→ **Directions**: Leaving the pictures aside, transcribe every line below exactly.

→ **Source data**:
◇ ◇ ◇ ◇ ◇
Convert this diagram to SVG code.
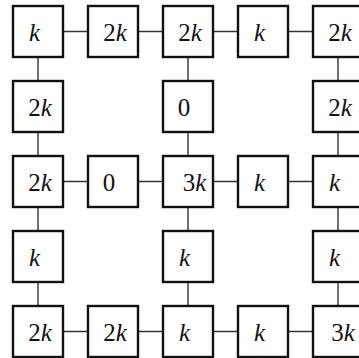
<svg xmlns="http://www.w3.org/2000/svg" width="359" height="358" viewBox="0 0 359 358">
<style>
.b{fill:#fff;stroke:#111;stroke-width:2.4}
.e{stroke:#333;stroke-width:1.4;fill:none}
text{font-family:'Liberation Serif','Times New Roman',serif;font-size:25px;fill:#111;text-anchor:middle}
.i{font-style:italic}
</style>
<rect width="359" height="358" fill="#fff"/>
<g id="connectors">
<path class="e" d="M63 31.5H88M138 31.5H163M213 31.5H238M288 31.5H313"/>
<path class="e" d="M63 181.5H88M138 181.5H163M213 181.5H238M288 181.5H313"/>
<path class="e" d="M63 331.5H88M138 331.5H163M213 331.5H238M288 331.5H313"/>
<path class="e" d="M38 57V81M38 132V156M38 207V231M38 282V306"/>
<path class="e" d="M188 57V81M188 132V156M188 207V231M188 282V306"/>
<path class="e" d="M338 57V81M338 132V156M338 207V231M338 282V306"/>
</g>
<g id="n11"><rect class="b" x="13" y="6" width="50" height="51"/><text x="34.5" y="41" class="i">k</text></g>
<g id="n12"><rect class="b" x="88" y="6" width="50" height="51"/><text x="115" y="41">2<tspan class="i">k</tspan></text></g>
<g id="n13"><rect class="b" x="163" y="6" width="50" height="51"/><text x="190" y="41">2<tspan class="i">k</tspan></text></g>
<g id="n14"><rect class="b" x="238" y="6" width="50" height="51"/><text x="259.5" y="41" class="i">k</text></g>
<g id="n15"><rect class="b" x="313" y="6" width="50" height="51"/><text x="340" y="41">2<tspan class="i">k</tspan></text></g>
<g id="n21"><rect class="b" x="13" y="81" width="50" height="51"/><text x="40" y="116">2<tspan class="i">k</tspan></text></g>
<g id="n23"><rect class="b" x="163" y="81" width="50" height="51"/><text x="184" y="116">0</text></g>
<g id="n25"><rect class="b" x="313" y="81" width="50" height="51"/><text x="340" y="116">2<tspan class="i">k</tspan></text></g>
<g id="n31"><rect class="b" x="13" y="156" width="50" height="51"/><text x="40" y="191">2<tspan class="i">k</tspan></text></g>
<g id="n32"><rect class="b" x="88" y="156" width="50" height="51"/><text x="109" y="191">0</text></g>
<g id="n33"><rect class="b" x="163" y="156" width="50" height="51"/><text x="194.5" y="191">3<tspan class="i">k</tspan></text></g>
<g id="n34"><rect class="b" x="238" y="156" width="50" height="51"/><text x="259.5" y="191" class="i">k</text></g>
<g id="n35"><rect class="b" x="313" y="156" width="50" height="51"/><text x="334.5" y="191" class="i">k</text></g>
<g id="n41"><rect class="b" x="13" y="231" width="50" height="51"/><text x="34.5" y="266" class="i">k</text></g>
<g id="n43"><rect class="b" x="163" y="231" width="50" height="51"/><text x="184.5" y="266" class="i">k</text></g>
<g id="n45"><rect class="b" x="313" y="231" width="50" height="51"/><text x="334.5" y="266" class="i">k</text></g>
<g id="n51"><rect class="b" x="13" y="306" width="50" height="51"/><text x="40" y="341">2<tspan class="i">k</tspan></text></g>
<g id="n52"><rect class="b" x="88" y="306" width="50" height="51"/><text x="115" y="341">2<tspan class="i">k</tspan></text></g>
<g id="n53"><rect class="b" x="163" y="306" width="50" height="51"/><text x="184.5" y="341" class="i">k</text></g>
<g id="n54"><rect class="b" x="238" y="306" width="50" height="51"/><text x="259.5" y="341" class="i">k</text></g>
<g id="n55"><rect class="b" x="313" y="306" width="50" height="51"/><text x="343" y="341">3<tspan class="i">k</tspan></text></g>
</svg>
◇ ◇ ◇ ◇ ◇
→ **Finished answer**:
Convert this diagram to SVG code.
<svg xmlns="http://www.w3.org/2000/svg" width="359" height="358" viewBox="0 0 359 358">
<style>
.b{fill:#fff;stroke:#111;stroke-width:2.4}
.e{stroke:#333;stroke-width:1.4;fill:none}
text{font-family:'Liberation Serif','Times New Roman',serif;font-size:25px;fill:#111;text-anchor:middle}
.i{font-style:italic}
</style>
<rect width="359" height="358" fill="#fff"/>
<g id="connectors">
<path class="e" d="M63 31.5H88M138 31.5H163M213 31.5H238M288 31.5H313"/>
<path class="e" d="M63 181.5H88M138 181.5H163M213 181.5H238M288 181.5H313"/>
<path class="e" d="M63 331.5H88M138 331.5H163M213 331.5H238M288 331.5H313"/>
<path class="e" d="M38 57V81M38 132V156M38 207V231M38 282V306"/>
<path class="e" d="M188 57V81M188 132V156M188 207V231M188 282V306"/>
<path class="e" d="M338 57V81M338 132V156M338 207V231M338 282V306"/>
</g>
<g id="n11"><rect class="b" x="13" y="6" width="50" height="51"/><text x="34.5" y="41" class="i">k</text></g>
<g id="n12"><rect class="b" x="88" y="6" width="50" height="51"/><text x="115" y="41">2<tspan class="i">k</tspan></text></g>
<g id="n13"><rect class="b" x="163" y="6" width="50" height="51"/><text x="190" y="41">2<tspan class="i">k</tspan></text></g>
<g id="n14"><rect class="b" x="238" y="6" width="50" height="51"/><text x="259.5" y="41" class="i">k</text></g>
<g id="n15"><rect class="b" x="313" y="6" width="50" height="51"/><text x="340" y="41">2<tspan class="i">k</tspan></text></g>
<g id="n21"><rect class="b" x="13" y="81" width="50" height="51"/><text x="40" y="116">2<tspan class="i">k</tspan></text></g>
<g id="n23"><rect class="b" x="163" y="81" width="50" height="51"/><text x="184" y="116">0</text></g>
<g id="n25"><rect class="b" x="313" y="81" width="50" height="51"/><text x="340" y="116">2<tspan class="i">k</tspan></text></g>
<g id="n31"><rect class="b" x="13" y="156" width="50" height="51"/><text x="40" y="191">2<tspan class="i">k</tspan></text></g>
<g id="n32"><rect class="b" x="88" y="156" width="50" height="51"/><text x="109" y="191">0</text></g>
<g id="n33"><rect class="b" x="163" y="156" width="50" height="51"/><text x="194.5" y="191">3<tspan class="i">k</tspan></text></g>
<g id="n34"><rect class="b" x="238" y="156" width="50" height="51"/><text x="259.5" y="191" class="i">k</text></g>
<g id="n35"><rect class="b" x="313" y="156" width="50" height="51"/><text x="334.5" y="191" class="i">k</text></g>
<g id="n41"><rect class="b" x="13" y="231" width="50" height="51"/><text x="34.5" y="266" class="i">k</text></g>
<g id="n43"><rect class="b" x="163" y="231" width="50" height="51"/><text x="184.5" y="266" class="i">k</text></g>
<g id="n45"><rect class="b" x="313" y="231" width="50" height="51"/><text x="334.5" y="266" class="i">k</text></g>
<g id="n51"><rect class="b" x="13" y="306" width="50" height="51"/><text x="40" y="341">2<tspan class="i">k</tspan></text></g>
<g id="n52"><rect class="b" x="88" y="306" width="50" height="51"/><text x="115" y="341">2<tspan class="i">k</tspan></text></g>
<g id="n53"><rect class="b" x="163" y="306" width="50" height="51"/><text x="184.5" y="341" class="i">k</text></g>
<g id="n54"><rect class="b" x="238" y="306" width="50" height="51"/><text x="259.5" y="341" class="i">k</text></g>
<g id="n55"><rect class="b" x="313" y="306" width="50" height="51"/><text x="343" y="341">3<tspan class="i">k</tspan></text></g>
</svg>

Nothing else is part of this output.